I agree the close-ups of a car is completely missing the point.
dot_com (@dot_com)
5th September 2021, 0:11
Interesting that Kimi was meeting with Jost – I wonder if he was trying to get Kimi to have one more year in a Williams
PT (@pt)
5th September 2021, 7:20
Interesting indeed.
Qeki (@qeki)
5th September 2021, 10:55
Well he almost drove for Williams after his comeback but he was then signed with Lotus. It was a very close call if I remember correctly
Broccoliface
5th September 2021, 0:48
I thought the story was that Lance was sent to give initial overtures to Alonso? Presumably so they could then use this denial and not have to lie.

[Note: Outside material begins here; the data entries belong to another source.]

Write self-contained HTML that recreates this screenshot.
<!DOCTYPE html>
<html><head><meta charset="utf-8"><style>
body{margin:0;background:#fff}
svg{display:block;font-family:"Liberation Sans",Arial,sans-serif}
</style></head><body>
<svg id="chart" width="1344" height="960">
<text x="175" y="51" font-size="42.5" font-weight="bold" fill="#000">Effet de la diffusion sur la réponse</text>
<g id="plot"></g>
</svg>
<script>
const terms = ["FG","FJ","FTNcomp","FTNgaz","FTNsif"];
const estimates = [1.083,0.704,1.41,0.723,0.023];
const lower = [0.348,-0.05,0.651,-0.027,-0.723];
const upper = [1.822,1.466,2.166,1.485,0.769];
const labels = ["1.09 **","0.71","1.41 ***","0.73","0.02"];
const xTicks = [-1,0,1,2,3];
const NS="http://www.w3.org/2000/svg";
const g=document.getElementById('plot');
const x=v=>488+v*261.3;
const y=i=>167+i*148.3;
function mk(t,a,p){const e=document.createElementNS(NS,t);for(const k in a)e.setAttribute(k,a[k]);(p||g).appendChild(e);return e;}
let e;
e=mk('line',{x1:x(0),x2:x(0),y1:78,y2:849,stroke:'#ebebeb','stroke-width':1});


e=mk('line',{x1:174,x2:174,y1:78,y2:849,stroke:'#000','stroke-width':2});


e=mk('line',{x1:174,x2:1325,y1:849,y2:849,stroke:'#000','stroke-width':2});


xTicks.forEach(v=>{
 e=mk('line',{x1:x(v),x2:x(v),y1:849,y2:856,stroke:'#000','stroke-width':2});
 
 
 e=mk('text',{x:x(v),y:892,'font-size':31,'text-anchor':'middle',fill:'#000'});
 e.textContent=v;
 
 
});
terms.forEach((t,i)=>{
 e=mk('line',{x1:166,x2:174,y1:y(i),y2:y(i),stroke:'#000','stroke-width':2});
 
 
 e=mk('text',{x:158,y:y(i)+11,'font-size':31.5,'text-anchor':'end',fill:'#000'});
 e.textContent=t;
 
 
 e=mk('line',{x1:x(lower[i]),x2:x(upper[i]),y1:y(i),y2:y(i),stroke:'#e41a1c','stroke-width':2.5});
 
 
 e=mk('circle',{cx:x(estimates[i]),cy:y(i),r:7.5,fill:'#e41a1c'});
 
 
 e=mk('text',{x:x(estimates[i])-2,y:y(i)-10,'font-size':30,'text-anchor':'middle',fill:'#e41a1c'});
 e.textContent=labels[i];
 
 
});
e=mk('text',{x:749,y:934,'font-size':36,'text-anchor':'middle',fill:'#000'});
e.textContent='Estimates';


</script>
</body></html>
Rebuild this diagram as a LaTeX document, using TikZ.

Esploratore (@esploratore1)
5th September 2021, 1:14
So as an italian I ended up learning years ago that if you deny something it means it’s not true, that’s the same everywhere except in f1, where if you deny something it’s true!
rodewulf (@rodewulf)
5th September 2021, 2:09
@esploratore1
And between Horner and Wolff, to ask whether one could possibly do some gamesmanship, ill-faith is automatically linked to the other because of the question in itself and the accused side concludes that his rival is the one who will certainly attempt or have already tried that gamesmanship, and they don’t even need to deny it!
jff
5th September 2021, 7:02
And if it is true, then what?
erikje
5th September 2021, 12:35
Then you know it was not toto who told you.
KaIIe (@kaiie)
5th September 2021, 5:36
What?! The Ferrari drink on the podium has nothing to with the Ferrari F1 team? Never knew that.
Tommy C (@tommy-c)
5th September 2021, 5:55
A wine that’s as crunchy as an apple? Has it been frozen…? Might make for a dull champagne spray.
Jere (@jerejj)
5th September 2021, 6:32
The AM case is somewhat contradictory as Seb joined on longer than a one-year deal, so nothing to announce unless his situation is the same as Alonso’s, i.e., 2-year deal in 1+1 form.
PT (@pt)
5th September 2021, 7:39
Remember, there were rumours like this a few years back suggesting Alonso would head to Mercedes after Flavio and Toto were caught having lunch together. It’s just one of those crazy rumours I guess though it isn’t totally improbable if both Alonso and Aston Martin can benefit from it. F1 has a history of contract breakages.
Dave
5th September 2021, 9:35
Re Alonso: Think he’s retiring at Alpine.
Re Giedo tweet: 100%.
Jasper
5th September 2021, 9:52
Alonso moving across to Aston for 2022 wouldn’t make much sense especially when they offered him Vettel’s seat last year. Apparently he had Alpine and Aston offers for 2021. He also had talks with Red Bull prior to them signing Perez but that didn’t go anywhere.
Balue (@balue)
5th September 2021, 10:00
It’s Red Bull that should approach Alonso
Markus
5th September 2021, 10:30
I wish the media would stop making such a big deal about the booing. Its not racist, its pantomime and part of “show” f1 has created. Schumacher was hated when he dominated. Vettel was booed when he won, even rosberg got booed when ruined Hamiltons races. Hamilton is being booed because he is dominating and people like to cheer the underdog. If max dominates the coming years he will no doubt get the same treatment eventually.
ian dearing
5th September 2021, 10:41
Maybe van der Garde who conducted the media interview asked them to stop because he assumed the vast majority there wanted to hear what Hamilton had to say ?
erikje
5th September 2021, 12:38
Point is I heard a lot of cheering for Lewis.
Nobody seems to talk about that..
But hey, media makes news. That’s the 2021 way.